- _Data entries_
========================================
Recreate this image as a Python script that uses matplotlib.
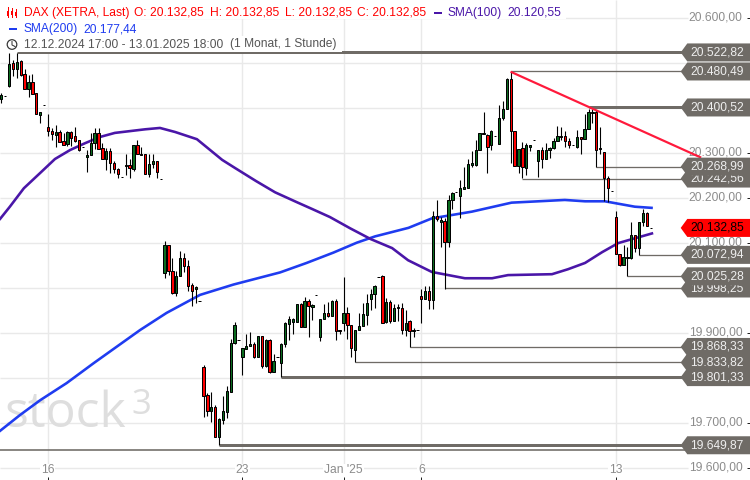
import matplotlib
matplotlib.use("Agg")
import matplotlib.pyplot as plt
from matplotlib.patches import Circle, Polygon, Rectangle

plt.rcParams["font.family"] = ["Liberation Sans", "DejaVu Sans"]

# hourly candles, left to right
opens = [
    20420, 20425, 20448, 20500, 20486, 20503, 20474, 20441, 20456, 20432,
    20384, 20405, 20358, 20349, 20340, 20345, 20327, 20320, 20345, 20336,
    20329, 20312, 20290, 20294, 20321, 20343, 20310, 20285, 20303, 20276,
    20263, 20245, 20271, 20272, 20264, 20318, 20298, 20296, 20253, 20274,
    20281, 20241, 20032, 20096, 20037, 19989, 20027, 20067, 20049, 20006,
    19997, 19970, 19823, 19761, 19726, 19734, 19669, 19706, 19724, 19769,
    19878, 19883, 19846, 19864, 19871, 19876, 19846, 19892, 19826, 19883,
    19813, 19847, 19832, 19876, 19919, 19924, 19924, 19963, 19912, 19970,
    19958, 19983, 19891, 19930, 19943, 19938, 19970, 19907, 19922, 19943,
    19918, 19862, 19907, 19914, 19939, 19974, 19987, 20023, 20027, 19923,
    19969, 19926, 19954, 19956, 19907, 19925, 19903, 19905, 19981, 19976,
    19992, 19972, 20160, 20146, 20148, 20101, 20194, 20213, 20204, 20220,
    20222, 20272, 20272, 20307, 20341, 20340, 20316, 20338, 20319, 20376,
    20396, 20463, 20349, 20271, 20310, 20266, 20313, 20328, 20282, 20307,
    20285, 20305, 20310, 20326, 20334, 20336, 20327, 20316, 20313, 20334,
    20330, 20352, 20389, 20390, 20308, 20301, 20243, 20215, 20156, 20076,
    20050, 20069, 20065, 20118, 20089, 20145, 20167, 20133,
]
highs = [
    20432, 20425, 20521, 20506, 20522, 20506, 20485, 20472, 20475, 20432,
    20390, 20405, 20385, 20354, 20361, 20350, 20343, 20348, 20348, 20356,
    20329, 20312, 20307, 20343, 20354, 20354, 20321, 20310, 20310, 20281,
    20265, 20245, 20298, 20287, 20318, 20328, 20312, 20296, 20298, 20298,
    20282, 20241, 20103, 20096, 20067, 20037, 20081, 20078, 20061, 20010,
    20003, 19970, 19828, 19767, 19769, 19739, 19711, 19759, 19782, 19886,
    19923, 19883, 19865, 19898, 19901, 19880, 19892, 19892, 19887, 19887,
    19852, 19847, 19878, 19924, 19938, 19933, 19963, 19967, 19980, 19974,
    19964, 19983, 19930, 19964, 19969, 19972, 19976, 19907, 20024, 19958,
    19918, 19907, 19943, 19965, 19987, 19998, 20007, 20023, 20029, 19978,
    19972, 19963, 19963, 19966, 19950, 19928, 19910, 19905, 19998, 20003,
    20003, 20170, 20195, 20158, 20154, 20206, 20212, 20213, 20239, 20269,
    20287, 20304, 20328, 20343, 20391, 20341, 20350, 20338, 20407, 20415,
    20467, 20480, 20349, 20308, 20323, 20322, 20318, 20328, 20307, 20313,
    20321, 20313, 20332, 20360, 20357, 20348, 20333, 20316, 20350, 20334,
    20385, 20398, 20398, 20395, 20356, 20301, 20248, 20215, 20170, 20076,
    20096, 20091, 20146, 20118, 20146, 20175, 20168, 20133,
]
lows = [
    20411, 20425, 20445, 20470, 20466, 20470, 20441, 20423, 20431, 20385,
    20366, 20405, 20338, 20329, 20312, 20324, 20317, 20315, 20315, 20324,
    20304, 20312, 20258, 20294, 20309, 20309, 20285, 20261, 20254, 20255,
    20243, 20245, 20250, 20243, 20260, 20298, 20294, 20252, 20245, 20265,
    20243, 20241, 20022, 20028, 19985, 19982, 20027, 20035, 19992, 19960,
    19965, 19970, 19713, 19715, 19702, 19669, 19650, 19698, 19711, 19769,
    19876, 19883, 19806, 19864, 19871, 19844, 19846, 19822, 19824, 19811,
    19813, 19847, 19801, 19869, 19884, 19898, 19924, 19912, 19912, 19891,
    19928, 19983, 19881, 19930, 19935, 19938, 19884, 19898, 19903, 19886,
    19846, 19834, 19907, 19914, 19918, 19950, 19955, 20023, 19921, 19921,
    19921, 19926, 19926, 19898, 19893, 19868, 19891, 19905, 19922, 19976,
    19952, 19952, 20148, 20091, 19998, 20091, 20175, 20213, 20154, 20220,
    20222, 20268, 20271, 20307, 20341, 20255, 20306, 20338, 20319, 20372,
    20396, 20278, 20271, 20255, 20243, 20250, 20303, 20328, 20246, 20266,
    20285, 20289, 20308, 20326, 20329, 20312, 20310, 20316, 20310, 20296,
    20330, 20352, 20366, 20269, 20296, 20192, 20191, 20215, 20076, 20049,
    20050, 20025, 20064, 20080, 20073, 20137, 20136, 20133,
]
closes = [
    20428, 20425, 20498, 20487, 20501, 20472, 20441, 20456, 20431, 20385,
    20390, 20405, 20349, 20341, 20345, 20324, 20318, 20345, 20332, 20327,
    20307, 20312, 20294, 20321, 20343, 20309, 20285, 20303, 20276, 20263,
    20252, 20245, 20273, 20265, 20318, 20298, 20294, 20253, 20274, 20281,
    20258, 20241, 20096, 20037, 19989, 20027, 20067, 20049, 20004, 19993,
    20001, 19970, 19760, 19726, 19734, 19669, 19708, 19726, 19770, 19877,
    19917, 19883, 19865, 19870, 19876, 19846, 19892, 19826, 19883, 19813,
    19838, 19847, 19874, 19921, 19930, 19930, 19963, 19912, 19970, 19960,
    19961, 19983, 19930, 19943, 19938, 19970, 19903, 19903, 19943, 19917,
    19865, 19907, 19916, 19941, 19967, 19987, 20003, 20023, 19921, 19969,
    19925, 19956, 19957, 19907, 19921, 19903, 19907, 19905, 19976, 19992,
    19972, 20160, 20152, 20150, 20101, 20195, 20210, 20213, 20221, 20223,
    20274, 20276, 20307, 20343, 20343, 20313, 20348, 20338, 20376, 20396,
    20463, 20349, 20271, 20308, 20269, 20317, 20316, 20328, 20307, 20285,
    20305, 20310, 20327, 20336, 20337, 20327, 20318, 20316, 20334, 20330,
    20352, 20390, 20391, 20307, 20310, 20244, 20221, 20215, 20076, 20050,
    20069, 20065, 20118, 20089, 20146, 20167, 20136, 20133,
]

# moving averages, read at bar positions
sma100_bars = [-0.3, 2.2, 5.8, 10, 13.8, 17.7, 21.5, 25.4, 29.2, 33.1, 37, 40.8, 44.7, 50.3,
               56.8, 60.1, 65.5, 70.4, 76, 79.9, 84.5, 89.7, 95, 100.5, 104.6, 110.7, 119.2,
               126.2, 130.3, 141.6, 145.7, 150.1, 154.5, 158.6, 162.2, 167.3]
sma100_vals = [20153, 20180, 20221, 20255, 20286, 20306, 20321, 20335, 20344, 20348, 20352, 20355,
               20346, 20330, 20284, 20266, 20237, 20212, 20190, 20175, 20157, 20132, 20108, 20088,
               20061, 20035, 20021, 20021, 20028, 20030, 20041, 20055, 20079, 20099, 20108, 20120.55]
sma200_bars = [-0.3, 4.8, 10, 16.8, 23.7, 29.7, 35.7, 42.5, 51.1, 59.7, 71.7, 78.5, 85.4, 91.4,
               96.1, 104.7, 110.7, 121, 131.2, 138.1, 144.9, 150.1, 155.2, 162.9, 167.2]
sma200_vals = [19682, 19717, 19750, 19788, 19832, 19869, 19906, 19944, 19984, 20007, 20034, 20055,
               20078, 20100, 20114, 20133, 20154, 20169, 20189, 20192, 20195, 20192, 20192, 20180,
               20177.44]

# trend line
trend_bars = [131.2, 179.7]
trend_vals = [20479, 20290]

# marked highs and lows: value, first bar, thick or not
level_vals = [19649.87, 19801.33, 19833.82, 19868.33, 19998.25, 20025.28, 20072.94,
              20242.56, 20268.99, 20400.52, 20480.49, 20522.82]
level_bars = [56, 72, 91, 105, 114, 161, 164, 134, 153, 151, 131, 4]
level_thick = [True, True, False, False, False, False, False, False, False, True, False, True]
floor_line = 19640
last_price = 20132.85

y_ticks = [19600, 19700, 19800, 19900, 20000, 20100, 20200, 20300, 20400, 20500, 20600]
y_labelled = [19600, 19700, 19900, 20100, 20200, 20300, 20600]
x_ticks = [12, 62, 88, 108, 158]
x_labels = ["16", "23", "Jan '25", "6", "13"]

GREEN = "#0a6b1e"
RED = "#ff0000"
GREY = "#6f6b66"
TICK_GREY = "#8c8c8c"
PX = 0.72  # one pixel in points at dpi 100
FS = 8.64
BAR_PX = 3.889
BAR_0 = 1.3


def fmt(v):
    return f"{v:,.2f}".replace(",", "X").replace(".", ",").replace("X", ".")


def bar_at(px):
    return (px - BAR_0) / BAR_PX


fig = plt.figure(figsize=(7.5, 4.8), dpi=100)
ax = fig.add_axes([0, 0, 1, 1])
ax.set_xlim(bar_at(0), bar_at(750))
ax.set_ylim(19572.67, 20639.33)
for s in ax.spines.values():
    s.set_visible(False)

# grid stops short of the price labels
ax.hlines(y_ticks, 0, 688 / 750, color="#e9e9e9", lw=1.4 * PX, transform=ax.get_yaxis_transform(), zorder=1)
ax.vlines(x_ticks, 19600, 20639, color="#e9e9e9", lw=1.4 * PX, zorder=1)

# ticks
ax.yaxis.tick_right()
ax.set_yticks(y_labelled)
ax.set_yticklabels([])
ax.set_xticks(x_ticks)
ax.set_xticklabels([])
ax.tick_params(axis="both", direction="in", length=3 * PX * 1.1, width=PX, color="#222222")
for v in y_labelled:
    ax.text(742.7 / 750, v, fmt(v), transform=ax.get_yaxis_transform(), ha="right", va="center",
            fontsize=FS, color=TICK_GREY, zorder=2)
for t, lab in zip(x_ticks, x_labels):
    ax.text(t, 19594, lab, ha="center", va="center", fontsize=FS, color=TICK_GREY, zorder=2,
            bbox=dict(fc="white", ec="none", pad=0.5))

# watermark
ax.text(4 / 750, 1 - 427 / 480, "stock", transform=ax.transAxes, fontsize=36, color="#dedede",
        family="Open Sans", ha="left", va="baseline", zorder=1)
ax.text(131 / 750, 1 - 414 / 480, "3", transform=ax.transAxes, fontsize=25, color="#dedede",
        family="Open Sans", ha="left", va="baseline", zorder=1)

# level lines
for v, b, thick in zip(level_vals, level_bars, level_thick):
    ax.hlines(v, b, bar_at(685), color=GREY, lw=(3 if thick else 1.3) * PX, zorder=3)
ax.hlines(floor_line, bar_at(0), bar_at(685), color=GREY, lw=1.6 * PX, zorder=3)

# moving averages
ax.plot(sma200_bars, sma200_vals, color="#1f3cf0", lw=2.6 * PX, zorder=4)
ax.plot(sma100_bars, sma100_vals, color="#4a16a8", lw=2.6 * PX, zorder=4)

# candles
bars = list(range(len(opens)))
ax.vlines(bars, lows, highs, color="black", lw=1.1 * PX, zorder=5)
body_low = [min(o, c) for o, c in zip(opens, closes)]
body_h = [abs(c - o) for o, c in zip(opens, closes)]
body_col = [GREEN if c >= o else RED for o, c in zip(opens, closes)]
ax.bar(bars, body_h, bottom=body_low, width=0.6, color=body_col, edgecolor="black", linewidth=PX, zorder=6)

# trend line
ax.plot(trend_bars, trend_vals, color="#ff1a3c", lw=2.2 * PX, zorder=7)

# price tags, low to high so the upper tag covers the one below
trans = ax.get_yaxis_transform()
half = 9 / 0.45


def price_tag(v, col, txt_col, z):
    pts = [(680.7 / 750, v), (687.3 / 750, v + half), (1, v + half), (1, v - half), (687.3 / 750, v - half)]
    ax.add_patch(Polygon(pts, closed=True, fc=col, ec="none", transform=trans, zorder=z))
    ax.text(690 / 750, v, fmt(v), transform=trans, ha="left", va="center", fontsize=FS, color=txt_col, zorder=z + 0.01)


for i, v in enumerate(level_vals):
    price_tag(v, GREY, "#eeeeee", 8 + i * 0.1)
price_tag(last_price, RED, "black", 10)

# header drawn in pixel space on top
top = fig.add_axes([0, 0, 1, 1])
top.set_xlim(0, 750)
top.set_ylim(480, 0)
top.axis("off")
top.patch.set_alpha(0)
top.add_patch(Rectangle((0, 0), 566, 18.5, fc="white", ec="none"))
top.add_patch(Rectangle((0, 18.5), 141, 17, fc="white", ec="none"))
top.add_patch(Rectangle((0, 35.5), 342, 16.7, fc="white", ec="none"))

row1 = [(23.5, "DAX (XETRA, Last)"), (134, "O: 20.132,85"), (209.7, "H: 20.132,85"),
        (284.7, "L: 20.132,85"), (357, "C: 20.132,85")]
for x, s in row1:
    top.text(x, 12.7, s, color=RED, fontsize=FS, ha="left", va="center")
top.text(447.5, 12.7, "SMA(100)", color="#4a16a8", fontsize=FS, ha="left", va="center")
top.text(507, 12.7, "20.120,55", color="#4a16a8", fontsize=FS, ha="left", va="center")
top.text(23.5, 29, "SMA(200)", color="#1f3cf0", fontsize=FS, ha="left", va="center")
top.text(83, 29, "20.177,44", color="#1f3cf0", fontsize=FS, ha="left", va="center")
top.text(23.5, 44.5, "12.12.2024 17:00 - 13.01.2025 18:00", color="#555555", fontsize=FS, ha="left", va="center")
top.text(229.5, 44.5, "(1 Monat, 1 Stunde)", color="#555555", fontsize=FS, ha="left", va="center")

# legend icons
top.add_patch(Rectangle((434, 11.7), 8, 2.6, fc="#4a16a8", ec="none"))
top.add_patch(Rectangle((9, 27.7), 8, 2.6, fc="#1f3cf0", ec="none"))
for x, y0, y1, b0, b1 in [(7.5, 7, 17, 11, 16), (11.5, 8, 17, 11, 15), (15.5, 9, 17, 12, 16)]:
    top.plot([x, x], [y0, y1], color=RED, lw=PX)
    top.add_patch(Rectangle((x - 1, b0), 2, b1 - b0, fc=RED, ec="none"))
top.add_patch(Circle((12, 44.5), 4.8, fc="none", ec="#333333", lw=PX * 1.2))
top.plot([12, 12, 15], [41.5, 45, 46.5], color="#333333", lw=PX)

fig.savefig("out.png", dpi=100)
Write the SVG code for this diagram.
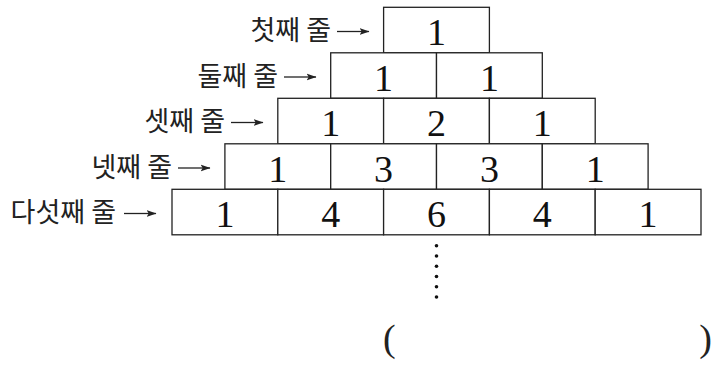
<svg xmlns="http://www.w3.org/2000/svg" width="712" height="365" viewBox="0 0 712 365">
<defs>
<marker id="ah" viewBox="0 0 10 8" refX="9.5" refY="4" markerWidth="10" markerHeight="8" markerUnits="userSpaceOnUse" orient="auto">
<path d="M0,0.6 L10,4 L0,7.4 L2.2,4 Z" fill="#222"/>
</marker>
</defs>
<style>
.cell rect{fill:#fff;stroke:#222;stroke-width:1.3}
.num{font-family:"Liberation Serif",serif;font-size:38px;fill:#111;text-anchor:middle}
.lab{font-family:"Noto Sans CJK KR",sans-serif;font-size:27px;fill:#222;text-anchor:end}
.arr{stroke:#222;stroke-width:1.3;fill:none;marker-end:url(#ah)}
.par{font-family:"Liberation Serif",serif;font-size:38px;fill:#222}
</style>
<rect width="712" height="365" fill="#fff"/>
<g id="labels">
<g id="label1"><text class="lab" x="331" y="40">첫째 줄</text><line class="arr" x1="337" y1="31.5" x2="369" y2="31.5"/></g>
<g id="label2"><text class="lab" x="278" y="85.5">둘째 줄</text><line class="arr" x1="284" y1="77" x2="316" y2="77"/></g>
<g id="label3"><text class="lab" x="225" y="131">셋째 줄</text><line class="arr" x1="231" y1="122.5" x2="263" y2="122.5"/></g>
<g id="label4"><text class="lab" x="172" y="176.5">넷째 줄</text><line class="arr" x1="178" y1="168" x2="210" y2="168"/></g>
<g id="label5"><text class="lab" x="116" y="222">다섯째 줄</text><line class="arr" x1="124" y1="213.5" x2="156" y2="213.5"/></g>
</g>
<g id="row1">
<g id="r1c1" class="cell"><rect x="383.6" y="7.3" width="105.8" height="45.5"/><text class="num" x="436.5" y="45.3">1</text></g>
</g>
<g id="row2">
<g id="r2c1" class="cell"><rect x="330.7" y="52.8" width="105.8" height="45.5"/><text class="num" x="383.6" y="90.8">1</text></g>
<g id="r2c2" class="cell"><rect x="436.5" y="52.8" width="105.8" height="45.5"/><text class="num" x="489.4" y="90.8">1</text></g>
</g>
<g id="row3">
<g id="r3c1" class="cell"><rect x="277.8" y="98.3" width="105.8" height="45.5"/><text class="num" x="330.7" y="136.3">1</text></g>
<g id="r3c2" class="cell"><rect x="383.6" y="98.3" width="105.8" height="45.5"/><text class="num" x="436.5" y="136.3">2</text></g>
<g id="r3c3" class="cell"><rect x="489.4" y="98.3" width="105.8" height="45.5"/><text class="num" x="542.3" y="136.3">1</text></g>
</g>
<g id="row4">
<g id="r4c1" class="cell"><rect x="224.9" y="143.8" width="105.8" height="45.5"/><text class="num" x="277.8" y="181.8">1</text></g>
<g id="r4c2" class="cell"><rect x="330.7" y="143.8" width="105.8" height="45.5"/><text class="num" x="383.6" y="181.8">3</text></g>
<g id="r4c3" class="cell"><rect x="436.5" y="143.8" width="105.8" height="45.5"/><text class="num" x="489.4" y="181.8">3</text></g>
<g id="r4c4" class="cell"><rect x="542.3" y="143.8" width="105.8" height="45.5"/><text class="num" x="595.2" y="181.8">1</text></g>
</g>
<g id="row5">
<g id="r5c1" class="cell"><rect x="172" y="189.3" width="105.8" height="45.5"/><text class="num" x="224.9" y="227.3">1</text></g>
<g id="r5c2" class="cell"><rect x="277.8" y="189.3" width="105.8" height="45.5"/><text class="num" x="330.7" y="227.3">4</text></g>
<g id="r5c3" class="cell"><rect x="383.6" y="189.3" width="105.8" height="45.5"/><text class="num" x="436.5" y="227.3">6</text></g>
<g id="r5c4" class="cell"><rect x="489.4" y="189.3" width="105.8" height="45.5"/><text class="num" x="542.3" y="227.3">4</text></g>
<g id="r5c5" class="cell"><rect x="595.2" y="189.3" width="105.8" height="45.5"/><text class="num" x="648.1" y="227.3">1</text></g>
</g>
<g id="dots" fill="#111">
<circle cx="436.5" cy="245.7" r="1.8"/>
<circle cx="436.5" cy="256" r="1.8"/>
<circle cx="436.5" cy="266.2" r="1.8"/>
<circle cx="436.5" cy="276.5" r="1.8"/>
<circle cx="436.5" cy="286.8" r="1.8"/>
<circle cx="436.5" cy="297" r="1.8"/>
</g>
<g id="answer">
<text class="par" x="383" y="351">(</text>
<text class="par" x="712" y="351" text-anchor="end">)</text>
</g>
</svg>
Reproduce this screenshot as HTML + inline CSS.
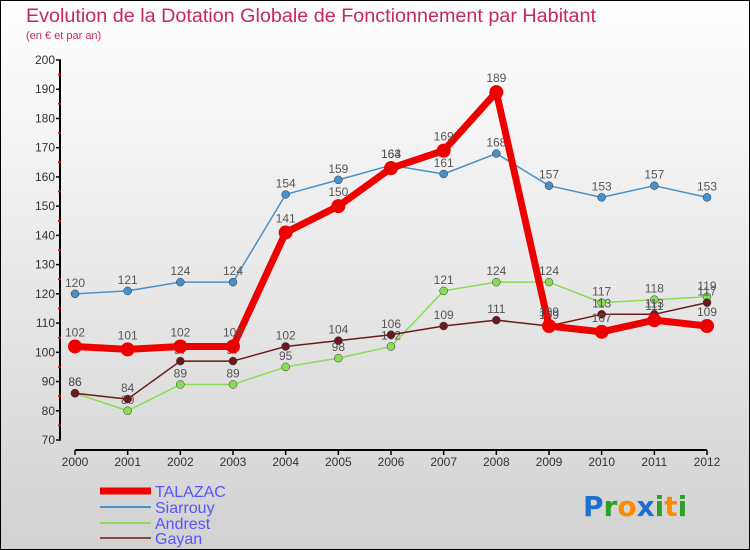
========================================
- _Problem description_
Write down every line of the data above that includes the string "this".

- _Worked answer_
Recreate this image as a Python script that uses matplotlib.
Write the SVG code for this diagram.
Reproduce this screenshot as HTML + inline CSS.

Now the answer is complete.